By Michael Isam | gargoyle@flagler.edu
I was once like you. I could run, jump, dodge, walk backward when necessary, and in general get from place to place in a hurry if required. I lettered in football, basketball, track, volleyball, and softball. I played hardball from the second grade through American Legion. As you will learn, and you will learn it, our bodies change. And those changes are not always for the best. In some sports, athletes are over the hill at 34 and even earlier in other sports.
I spent a year and a day in that lovely lush forested country in Southeast Asia called Vietnam. I had just passed my 40th anniversary of that service when diabetes from exposure to Agent Orange reared its ugly head. Talk about challenges. Too much sugar and I go into a coma. Not enough sugar and I shake so bad I am unable to get food from the plate to my mouth unless I use both hands. Then add a constant of numbness in the toes to the point I can’t tell what I’m standing on or how high my foot is off the ground. You get to actually feel that special soft, luscious feeling of grass under your feet. I experience it only as a memory.

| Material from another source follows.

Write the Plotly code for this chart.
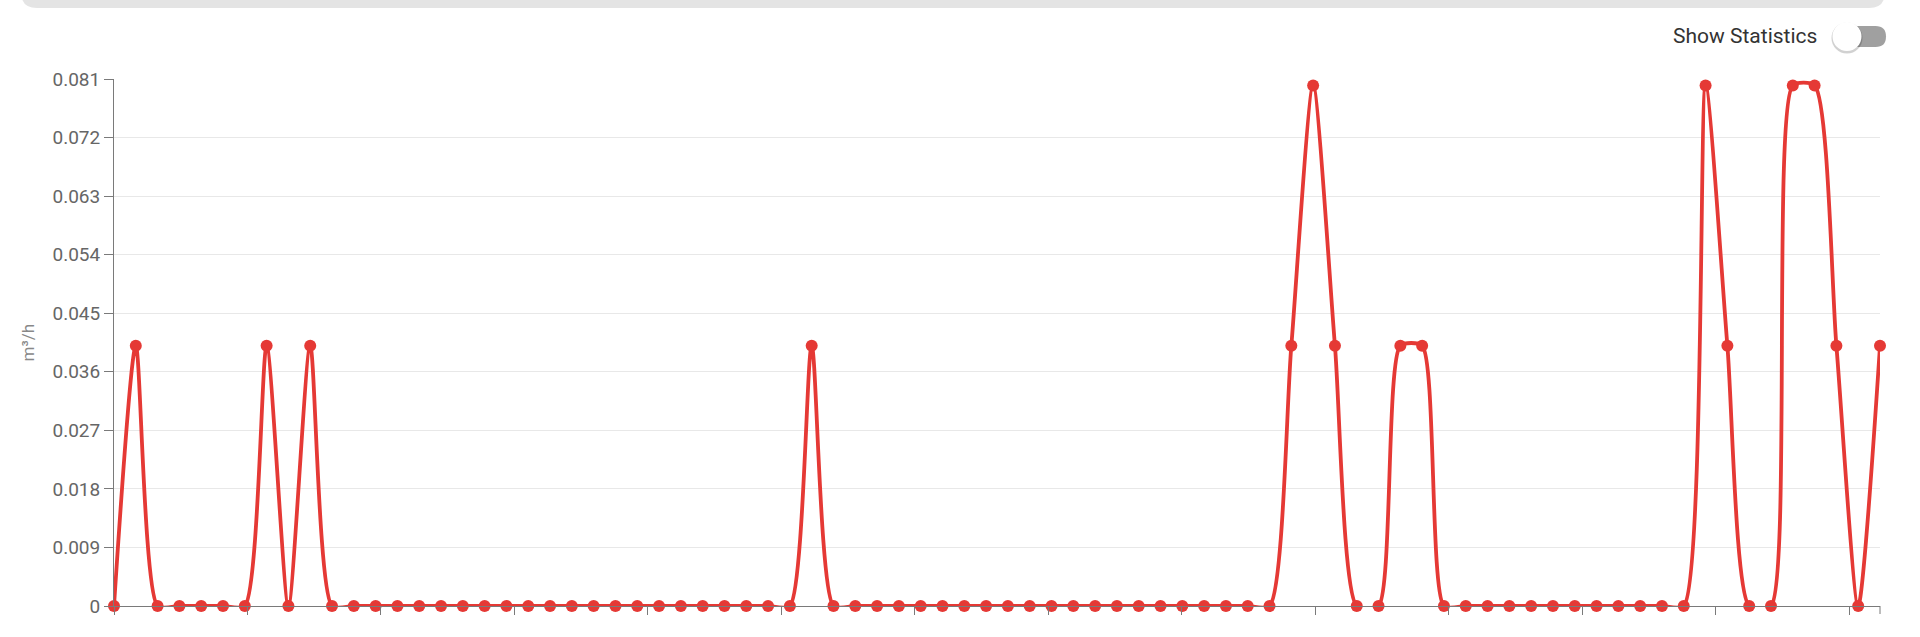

I have to constantly look down at where I am going to make sure my feet are actually going in the direction I want to travel. Then a couple of years ago a balance problem appeared that causes me to occasionally bend like a pretzel while negotiating from point A to point B. That distance could be one step or 40.
For mobility-challenged students, traveling from class to class on the campus of Flagler College can be like negotiating an obstacle course while blindfolded. You never know from where the gremlin will strike.
The hallways of Kenan Hall are the worst. Not only are the hallways narrow, but they are teeming with students. They weave left and right, speed up and slow down. If you have ever watched ants on a trail between food source and anthill you know what I mean. Ants either going out for food or coming back to the mound with food have no rules or guidelines. It’s just get to where you are going as fast as you can and getting back with as much as you can carry.
Try negotiating those hallways on crutches, using a cane for balance or in a wheelchair.
For the most part, there are a lot of really nice people out there. They actually see mobility-challenged people coming and are considerate. They move out of the way, they hold doors and make room in the elevators.
But then there are those absorbed people blocking the entire walkway while they discuss the beautiful sheen to Rodney’s teeth. “Aren’t they just fabulous? You know his parents flew in a specialist from Switzerland just to clean them.” When you attempt to be polite and say “Excuse me”, they just look at you as if you crawled out from under a rock and how dare you interrupt this earth shattering important conversation.
To those students who see the old man with the cane that walks really weird or the young lady who gets around in a wheelchair and take a second to hold or open a door, I say “Thank You” from the bottom of my heart.
To the others, it would be great if you had to spend two weeks travelling around in a manually operated wheelchair, or on crutches, maybe with full braces from hip to foot. Then you will have just a bit of understanding of what the mobility-challenged live with day in and day out. Maybe then compassion will enter your heart.